R callback write-console: 1: Removed 6 rows containing non-finite outside the scale range (`stat_smooth()`). 
  
R callback write-console: 2: Removed 6 rows containing missing values or values outside the scale range
(`geom_point()`). 
  
../_images/08bc605084aed09bd699e14d8fd329bb6a879a301594f6de1a8572579f391952.png

And also remove it.

%%R -i cars
ggplot(cars) +
    aes(x = Year,
        y = Horsepower,
        color = Origin,
        fill = Origin) +
    geom_point() +
    geom_smooth(se = FALSE, size = 2)
`geom_smooth()` using method = 'loess' and formula = 'y ~ x'
R callback write-console: In addition:   
R callback write-console: Warning messages:
  
R callback write-console: 1: Removed 6 rows containing non-finite outside the scale range (`stat_smooth()`). 
  
R callback write-console: 2: Removed 6 rows containing missing values or values outside the scale range
(`geom_point()`). 
  
In addition: Warning message:
Using `size` aesthetic for lines was deprecated in ggplot2 3.4.0.
ℹ Please use `linewidth` instead.
This warning is displayed once every 8 hours.
Call `lifecycle::last_lifecycle_warnings()` to see where this warning was
generated. 
../_images/814eec1fcf71eaecd6f4e451ecc726405ec53505ae373f8ad7382ea7ad03d33c.png

Similar to the bandwidth in Altair, you can set the span in geom_smooth to alter how sensitive the loess fit is to local variation.

%%R
ggplot(cars) +
    aes(x = Year,
        y = Horsepower,
        color = Origin,
        fill = Origin) +
    geom_point() +
    geom_smooth(se = FALSE, size = 2, span = 1)
`geom_smooth()` using method = 'loess' and formula = 'y ~ x'
R callback write-console: In addition:   
R callback write-console: Warning messages:
  
R callback write-console: 1: Removed 6 rows containing non-finite outside the scale range (`stat_smooth()`). 
  
R callback write-console: 2: Removed 6 rows containing missing values or values outside the scale range
(`geom_point()`). 
  
../_images/8b55ce6cdb28e694d732967dec0b4184793f2a0e3b45220fbb00bd151afcd16f.png

If you want a linear regression instead of loess you can set the method to lm (linear model).

%%R
ggplot(cars) +
    aes(x = Year,
        y = Horsepower,
        color = Origin,
        fill = Origin) +
    geom_point() +
    geom_smooth(se = FALSE, size = 2, method = 'lm')
`geom_smooth()` using formula = 'y ~ x'
R callback write-console: In addition:   
R callback write-console: Warning messages:
  
R callback write-console: 1: Removed 6 rows containing non-finite outside the scale range (`stat_smooth()`). 
  
R callback write-console: 2: Removed 6 rows containing missing values or values outside the scale range
(`geom_point()`). 
  
../_images/ecd1a370b108292d11fbeaab7c630ff86fdcd6292fb2d01abdb22eabff2c351e.png

5.7. When to choose which trendline?#

  • If it is important that the line has values that are easy to interpret, choose a rolling mean (or maybe a mean if it is not too noisy). These are also the most straightforward trendlines when communicating data to a general audience.

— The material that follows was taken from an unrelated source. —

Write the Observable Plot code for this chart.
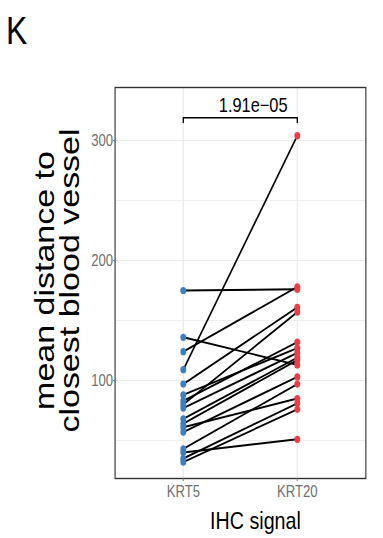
<!DOCTYPE html>
<html><head><meta charset="utf-8">
<script src="https://cdn.jsdelivr.net/npm/d3@7"></script>
<script src="https://cdn.jsdelivr.net/npm/@observablehq/plot@0.6"></script>
<style>html,body{margin:0;padding:0;background:#fff;overflow:hidden}</style>
</head><body><div id="chart"></div>
<script>
const groups = ["KRT5", "KRT20"];
const krt5  = [175, 136, 124, 109, 97, 88, 83, 80, 77, 68, 64, 61, 57, 43, 40, 35, 32];
const krt20 = [176, 113, 178, 304, 161, 127, 132, 157, 123, 119, 117, 85, 103, 97, 51, 81, 76];
const yMajor = [100, 200, 300];
const yMinor = [50, 150, 250];
const panelLabel = "K";
const yTitleLines = ["mean distance to", "closest blood vessel"];
const xTitle = "IHC signal";
const pLabel = "1.91e\u221205";
const bracketY = 319;
const bracketTick = 315;

const pairs = krt5.map((v, i) => ({id: i, a: v, b: krt20[i]}));
const bracket = [
  {g: groups[0], v: bracketTick}, {g: groups[0], v: bracketY},
  {g: groups[1], v: bracketY}, {g: groups[1], v: bracketTick}
];

const W = 467, H = 538; // design width, compressed horizontally to 383
const font = "'Liberation Sans', Arial, Helvetica, sans-serif";
const plot = Plot.plot({
  width: W, height: H,
  marginLeft: 139.8, marginRight: 21.4, marginTop: 87, marginBottom: 60,
  style: {fontFamily: font, fontSize: "16px", background: "#fff"},
  x: {type: "point", domain: groups, padding: 0.6},
  y: {domain: [18.33, 344.17]},
  marks: [
    Plot.ruleY(yMinor, {stroke: "#ebebeb", strokeWidth: 0.9}),
    Plot.ruleY(yMajor, {stroke: "#ebebeb", strokeWidth: 1.2}),
    Plot.ruleX(groups, {stroke: "#ebebeb", strokeWidth: 1.5}),
    Plot.frame({stroke: "#333", strokeWidth: 1.4}),
    Plot.axisY(yMajor, {tickSize: 2, tickPadding: 0.5, fill: "#6f6f6f", stroke: "#6f6f6f", fontSize: 16, label: null}),
    Plot.axisX({tickSize: 3, tickPadding: 4.6, fill: "#6f6f6f", stroke: "#6f6f6f", fontSize: 16, label: null}),
    Plot.link(pairs, {x1: () => groups[0], y1: "a", x2: () => groups[1], y2: "b", stroke: "#000", strokeWidth: 1.9}),
    Plot.dot(pairs, {x: () => groups[0], y: "a", r: 3.6, fill: "#3d7fc1"}),
    Plot.dot(pairs, {x: () => groups[1], y: "b", r: 3.6, fill: "#ee3d4a"}),
    Plot.line(bracket, {x: "g", y: "v", stroke: "#000", strokeWidth: 1.6}),
    Plot.text([pLabel], {y: () => bracketY + 4.5, text: d => d, frameAnchor: "middle", dx: 15.5, lineAnchor: "bottom", fontSize: 20, fill: "#000"}),
    Plot.text([panelLabel], {text: d => d, frameAnchor: "top-left", dx: -133, dy: -43.7, lineAnchor: "bottom", textAnchor: "start", fontSize: 39, fill: "#000"}),
    Plot.text([yTitleLines[0]], {text: d => d, frameAnchor: "left", rotate: -90, dx: -74.4, dy: -2.5, fontSize: 34, fill: "#000", textAnchor: "middle", lineAnchor: "bottom"}),
    Plot.text([yTitleLines[1]], {text: d => d, frameAnchor: "left", rotate: -90, dx: -43.4, dy: -2.5, fontSize: 34, fill: "#000", textAnchor: "middle", lineAnchor: "bottom"}),
    Plot.text([xTitle], {text: d => d, frameAnchor: "bottom", dx: 18.3, dy: 50, lineAnchor: "bottom", fontSize: 24, fill: "#000"})
  ]
});
plot.setAttribute("width", 383);
plot.setAttribute("height", 538);
plot.setAttribute("preserveAspectRatio", "none");
plot.style.width = "383px";
plot.style.height = "538px";
plot.style.maxWidth = "none";
document.getElementById("chart").appendChild(plot);
</script>
</body></html>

  • If you think a simple line equation (e.g. linear) describes your data well, this can be advantageous since you would know that your data follows a set pattern, and it is easy to predict how the data behaves outside the values you have collected (of course still with more uncertainty the further away from your data you predict).

  • If you are mainly interested in highlighting a trend in the current data, and the two situations described above are not of great importance for your figure, then a loess line could be suitable. It has the advantage that it describes trends in data very “naturally”, meaning that it highlights patterns we would tend to highlight ourselves in qualitative assessment. It also less strict in its statistical assumption compared to e.g. a linear regression, so you don’t have to worry about finding the correct equation for the line, and assessing whether your data truly follows that equation globally. A downside is that it is hard to extrapolate this trend outside the available data.